What?! Did he say turn down a project? Yes!
Almost everyone wants a website. Whether it is for businesses, advocating a cause, or even a simple blog, website development demand continues to be on the rise. With so much demand, how can someone gracefully turn down a project? A better question would be, WHEN should we turn down a project?
Here are a few points that should be considered for every project that comes across your plate.
*This can be extended beyond web development.
When to Say No
- When you have too many projects.
- When the project is above your skill level.
- When the project goes against your morals.
- When it just doesn't make sense.
- When you can't take pride in it.
When you have too many projects
I opened up Mad City Coders, LLC in April of 2017 and was expecting to have to beg for clients. Turns out, I have had to turn down clients because my workload was too much! I did have a team to help me with the projects, but demand was so high, I would have had to quite my full-time job working for Sound Devices and that was not my desire when opening up my business. I also didn't want to make the mistake in thinking that we were always going to be this busy and hire more staff, only to have to let them go when we ran out of projects.
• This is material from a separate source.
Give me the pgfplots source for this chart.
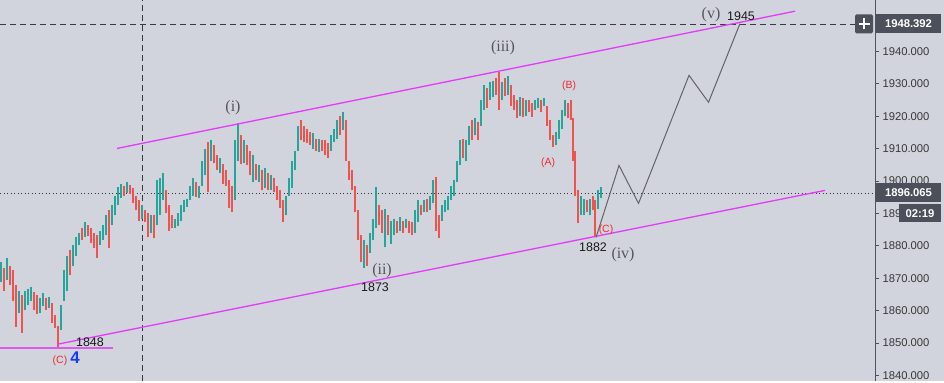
\documentclass[border=0pt]{standalone}
\usepackage{fontspec}
\setmainfont{Liberation Sans}
\newfontfamily\wavefont{Liberation Serif}
\usepackage{pgfplots}
\pgfplotsset{compat=1.18}
\usepackage{pgfplotstable}
\definecolor{bgc}{RGB}{209,212,220}
\definecolor{upc}{RGB}{38,166,154}
\definecolor{dnc}{RGB}{239,83,80}
\definecolor{chan}{RGB}{228,58,250}
\definecolor{chanl}{RGB}{222,90,236}
\definecolor{boxc}{RGB}{76,80,91}
\definecolor{axc}{RGB}{80,83,94}
\definecolor{dashc}{RGB}{54,58,69}
\definecolor{wavec}{RGB}{85,85,90}
\definecolor{abc}{RGB}{240,40,50}
\definecolor{projc}{RGB}{100,100,104}
\definecolor{bluec}{RGB}{20,60,255}

\pgfplotstableread{
x lo hi
1 1868.7 1874.9
7 1869.3 1876.1
19 1859.4 1866.2
25 1860.1 1866.2
28 1861.6 1866.8
31 1863.1 1867.2
40 1859.4 1863.8
43 1861.3 1865.3
49 1860.7 1864.1
61 1853.9 1861.6
64 1863.1 1872.4
67 1866.2 1877.0
73 1873.9 1880.1
76 1877.0 1882.6
79 1880.1 1884.1
85 1882.6 1887.2
100 1880.1 1884.7
103 1881.7 1886.3
106 1883.2 1889.4
112 1886.3 1892.5
115 1889.4 1895.5
118 1892.5 1898.3
121 1894.9 1899.2
127 1896.2 1899.6
142 1888.4 1892.5
151 1884.1 1889.4
157 1886.3 1900.2
160 1889.4 1900.8
163 1894.0 1902.6
175 1885.4 1888.4
178 1886.0 1890.0
181 1887.8 1892.5
184 1890.3 1894.0
187 1892.1 1894.6
190 1894.0 1898.6
193 1895.5 1900.8
199 1894.9 1898.6
202 1898.6 1906.3
205 1901.7 1910.0
211 1906.3 1912.5
220 1902.6 1907.0
235 1894.0 1912.5
238 1906.3 1917.8
244 1905.7 1912.5
253 1899.6 1907.9
259 1899.6 1904.8
265 1897.7 1903.9
271 1897.1 1901.7
286 1889.4 1895.5
289 1895.5 1900.8
292 1897.7 1906.3
295 1903.3 1909.4
298 1909.4 1917.1
313 1910.0 1914.7
319 1908.8 1913.1
331 1909.4 1914.1
334 1911.9 1916.2
337 1913.1 1918.7
343 1915.6 1921.2
364 1873.3 1881.7
370 1877.9 1884.1
373 1881.7 1888.4
376 1885.4 1898.0
385 1879.5 1891.5
391 1880.7 1887.8
394 1883.2 1888.4
400 1884.7 1888.8
406 1885.4 1888.4
415 1884.1 1890.9
418 1887.2 1894.0
424 1890.3 1894.0
430 1890.9 1895.5
433 1893.1 1900.2
442 1887.8 1892.5
445 1890.3 1894.0
448 1890.9 1895.5
451 1894.0 1898.6
454 1895.5 1900.2
457 1899.6 1906.3
460 1904.8 1912.5
466 1906.3 1912.5
469 1911.0 1917.1
475 1914.1 1919.3
481 1917.1 1924.9
484 1921.8 1929.5
490 1924.9 1930.4
493 1925.8 1931.0
502 1924.9 1930.4
508 1926.4 1932.3
520 1920.2 1925.8
526 1920.2 1924.9
535 1921.8 1924.9
538 1922.4 1925.5
544 1923.0 1925.5
556 1911.0 1915.0
559 1913.1 1918.7
562 1916.2 1921.8
565 1920.2 1924.9
581 1889.4 1895.5
584 1889.4 1894.6
590 1889.4 1894.6
598 1891.5 1897.1
601 1894.9 1898.0
}\upbars

\pgfplotstableread{
x lo hi
4 1866.2 1873.0
10 1867.8 1873.9
13 1863.1 1872.4
16 1854.8 1867.8
22 1853.0 1864.7
34 1860.1 1865.6
37 1859.1 1864.7
46 1860.1 1863.8
52 1856.3 1862.2
55 1854.5 1858.5
58 1848.2 1855.4
70 1870.9 1878.6
82 1881.7 1885.4
88 1882.9 1886.3
91 1881.0 1885.4
94 1879.2 1884.1
97 1876.1 1883.2
109 1879.2 1890.9
124 1895.5 1898.6
130 1895.9 1898.9
133 1893.1 1897.7
136 1890.9 1895.5
139 1887.8 1894.0
145 1887.2 1890.9
148 1882.6 1890.0
154 1882.3 1889.4
166 1890.0 1897.1
169 1884.7 1892.5
172 1885.4 1889.4
196 1895.2 1899.6
208 1896.5 1911.9
214 1905.7 1911.0
217 1903.3 1907.9
223 1899.2 1905.4
226 1898.6 1903.3
229 1891.8 1900.2
232 1890.3 1898.6
241 1905.4 1914.1
247 1904.8 1911.0
250 1901.7 1909.4
256 1900.2 1905.4
262 1897.1 1903.3
268 1897.1 1902.6
274 1896.5 1900.8
277 1894.0 1898.6
280 1891.8 1897.1
283 1887.2 1894.0
301 1912.5 1918.7
304 1911.9 1917.1
307 1911.6 1916.2
310 1911.0 1915.0
316 1909.4 1913.1
322 1909.4 1912.5
325 1907.9 1912.5
328 1907.0 1911.6
340 1914.1 1920.2
346 1906.3 1918.7
349 1900.2 1906.3
352 1897.1 1903.3
355 1890.3 1898.6
358 1881.7 1890.9
361 1874.9 1883.2
367 1873.9 1880.1
379 1886.3 1892.5
382 1884.1 1890.9
388 1883.2 1889.4
397 1884.1 1887.8
403 1884.1 1887.8
409 1884.1 1887.8
412 1883.2 1887.2
421 1889.4 1892.5
427 1890.3 1894.6
436 1884.7 1901.1
439 1882.3 1889.4
463 1907.0 1913.1
472 1912.5 1918.7
478 1912.5 1918.1
487 1922.4 1928.6
496 1926.4 1931.7
499 1921.8 1933.5
505 1926.1 1931.7
511 1923.3 1929.5
514 1921.8 1926.4
517 1919.3 1924.9
523 1919.6 1925.5
529 1921.2 1924.9
532 1919.9 1924.2
541 1921.2 1924.9
547 1917.1 1923.3
550 1912.5 1918.7
553 1910.4 1914.1
568 1919.3 1924.2
571 1918.7 1924.9
573 1906.3 1919.3
575 1895.5 1909.4
578 1886.9 1897.1
587 1890.3 1894.0
593 1890.9 1895.5
595 1882.6 1894.0
}\dnbars

\begin{document}
\begin{tikzpicture}[x=1bp,y=1bp]
\fill[bgc] (0,0) rectangle (944,381);
\begin{axis}[
  at={(0,0)}, anchor=south west,
  scale only axis, width=875bp, height=381bp,
  xmin=0, xmax=875, ymin=1838.14, ymax=1955.72,
  axis y line=right, axis x line=none,
  axis line style={-, draw=axc, line width=0.9bp},
  xtick=\empty,
  ytick={1840,1850,1860,1870,1880,1890,1900,1910,1920,1930,1940},
  tick align=outside, major tick length=4bp,
  tick style={draw=axc, line width=0.7bp},
  yticklabel style={font=\fontsize{11.3}{13}\selectfont, text=black!78,
    /pgf/number format/fixed, /pgf/number format/fixed zerofill,
    /pgf/number format/precision=3, /pgf/number format/1000 sep={},
    /pgf/number format/assume math mode=true},
]
% dashed crosshair and dotted last-price line
\addplot[dashc, line width=1bp, dash pattern=on 6bp off 4bp] coordinates {(0,1948.392) (855,1948.392)};
\addplot[dashc, line width=1bp, dash pattern=on 6bp off 4bp] coordinates {(142,1838.14) (142,1955.72)};
\addplot[dashc, line width=1bp, dash pattern=on 1.3bp off 2.2bp] coordinates {(0,1896.065) (875,1896.065)};
% candles (low-high range of each bar)
\addplot[upc, draw opacity=0, mark=none, forget plot,
  error bars/.cd, y dir=plus, y explicit, error mark=none,
  error bar style={draw=upc, draw opacity=1, solid, line width=2.2bp, line cap=butt}]
  table[x=x, y=lo, y error expr=\thisrow{hi}-\thisrow{lo}] {\upbars};
\addplot[dnc, draw opacity=0, mark=none, forget plot,
  error bars/.cd, y dir=plus, y explicit, error mark=none,
  error bar style={draw=dnc, draw opacity=1, solid, line width=2.2bp, line cap=butt}]
  table[x=x, y=lo, y error expr=\thisrow{hi}-\thisrow{lo}] {\dnbars};
% channel
\addplot[chan, solid, line width=1.3bp] coordinates {(117,1910.05) (795,1952.4)};
\addplot[chan, solid, line width=1.3bp] coordinates {(57,1849.6) (825,1897.1)};
\addplot[chanl, solid, line width=1.8bp] coordinates {(0,1848.5) (113,1848.5)};
% projection
\addplot[projc, solid, line width=1bp] coordinates {(596,1882.6) (619,1904.8) (638.5,1893.1) (689,1932.6) (708.5,1924.3) (740,1948.6)};
% labels
\node[text=wavec, font=\wavefont\fontsize{16}{16}\selectfont] at (axis cs:711,1951.4) {(v)};
\node[text=black!90, font=\fontsize{12.5}{13}\selectfont] at (axis cs:741,1950.8) {1945};
\node[text=wavec, font=\wavefont\fontsize{16}{16}\selectfont] at (axis cs:503,1941.2) {(iii)};
\node[text=wavec, font=\wavefont\fontsize{16}{16}\selectfont] at (axis cs:233,1922.7) {(i)};
\node[text=wavec, font=\wavefont\fontsize{16}{16}\selectfont] at (axis cs:382,1872.4) {(ii)};
\node[text=black!90, font=\fontsize{12.5}{13}\selectfont] at (axis cs:375,1867.2) {1873};
\node[text=wavec, font=\wavefont\fontsize{16}{16}\selectfont] at (axis cs:623,1877.3) {(iv)};
\node[text=black!90, font=\fontsize{12.5}{13}\selectfont] at (axis cs:593,1879.5) {1882};
\node[text=abc, font=\fontsize{10.5}{11}\selectfont] at (axis cs:548,1905.7) {(A)};
\node[text=abc, font=\fontsize{10.5}{11}\selectfont] at (axis cs:569,1929.5) {(B)};
\node[text=abc, font=\fontsize{10.5}{11}\selectfont] at (axis cs:606,1885.0) {(C)};
\node[text=abc, font=\fontsize{10.5}{11}\selectfont] at (axis cs:60,1844.6) {(C)};
\node[text=bluec, font=\bfseries\fontsize{17}{17}\selectfont] at (axis cs:75,1845.5) {4};
\node[text=black!90, font=\fontsize{12.5}{13}\selectfont] at (axis cs:90,1850.2) {1848};
\end{axis}
% right price-scale boxes
\fill[boxc, rounded corners=1.5bp] (855,348) rectangle (873,367);
\draw[white, line width=1.2bp] (858.5,357.5) -- (869.5,357.5) (864,352) -- (864,363);
\fill[boxc] (876,348) rectangle (941,367);
\node[text=white, font=\bfseries\fontsize{11.3}{13}\selectfont] at (908.5,357.5) {1948.392};
\fill[boxc] (876,179) rectangle (941,198);
\node[text=white, font=\bfseries\fontsize{11.3}{13}\selectfont] at (908.5,188.5) {1896.065};
\fill[boxc] (899,159) rectangle (941,177);
\node[text=white, font=\bfseries\fontsize{11.3}{13}\selectfont] at (920,168) {02:19};
\end{tikzpicture}
\end{document}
“By failing to prepare, you are preparing to fail.”
– Benjamin Franklin
When the project is above your skill level
Let's be honest here. There isn't a single person who knows everything there is to know about web development. Things change so fast, it's difficult to keep up and at times we need to just step back, gain some new knowledge, and proceed.
I see too often beginning web developers take on tasks that seasoned developers tremble at. They get started with great enthusiasm, but then get swallowed up by the sheer complexity of the project. Take a step back. Admit the problem is your lack of knowledge of how to resolve this particular project. Gather the required knowledge and then tackle the project head on again.
It is good to be honest with your clients and tell them you are not qualified for a particular project. People like honest people. The more honest you are about your skillset, the more likely people will trust you with their projects in the future.
When it goes against your morals
I've been around the block a few times and have had several projects presented to me that were of the...cough...questionable nature. These sites could be anything related to porn, gambling, violence, drugs, or anything else labeled as mature. I always turn these projects down. Within a heartbeat.
Now you might be saying, "But if I don't do it, someone else will!" You are absolutely right. Someone will develop that site and they will probably make a lot of money doing it. However, going to bed with a clean conscience on your hands is a bigger win than a fattened wallet. ( At least it is for me. )
“To educate a man in mind and not in morals is to educate a menace to society."
– Theodore Roosevelt
When it just doesn't make sense
With time and money, almost anything is possible. That has been my motto for a very long time. There are some projects though, that we just can't justify spending that much money or time on.
Example: Client A wants me to build them something 'custom' that would take 40+ hours to develop. There is a plugin that does exactly what the client is looking for, and it costs just $50.
Weighing the pros and cons of this, it absolutely makes sense to spend the $50 and purchase the plugin.
When you can't take pride in it
If you aren't super enthusiastic about a project or if you could care less about it, you would be doing your client a bigger favor by not accepting it.
Each project should receive your best effort and work. Something you can't wait to show your family when you are done with it. If you are ever presented with an idea that just isn't jiving with you, walk away from it. Something will come along that is just right and it will be worth it!
Thanks for reading this and I hope we haven't scared you away from accepting any future projects!
With this knowledge, you now can make wise decisions on the projects you choose to take on.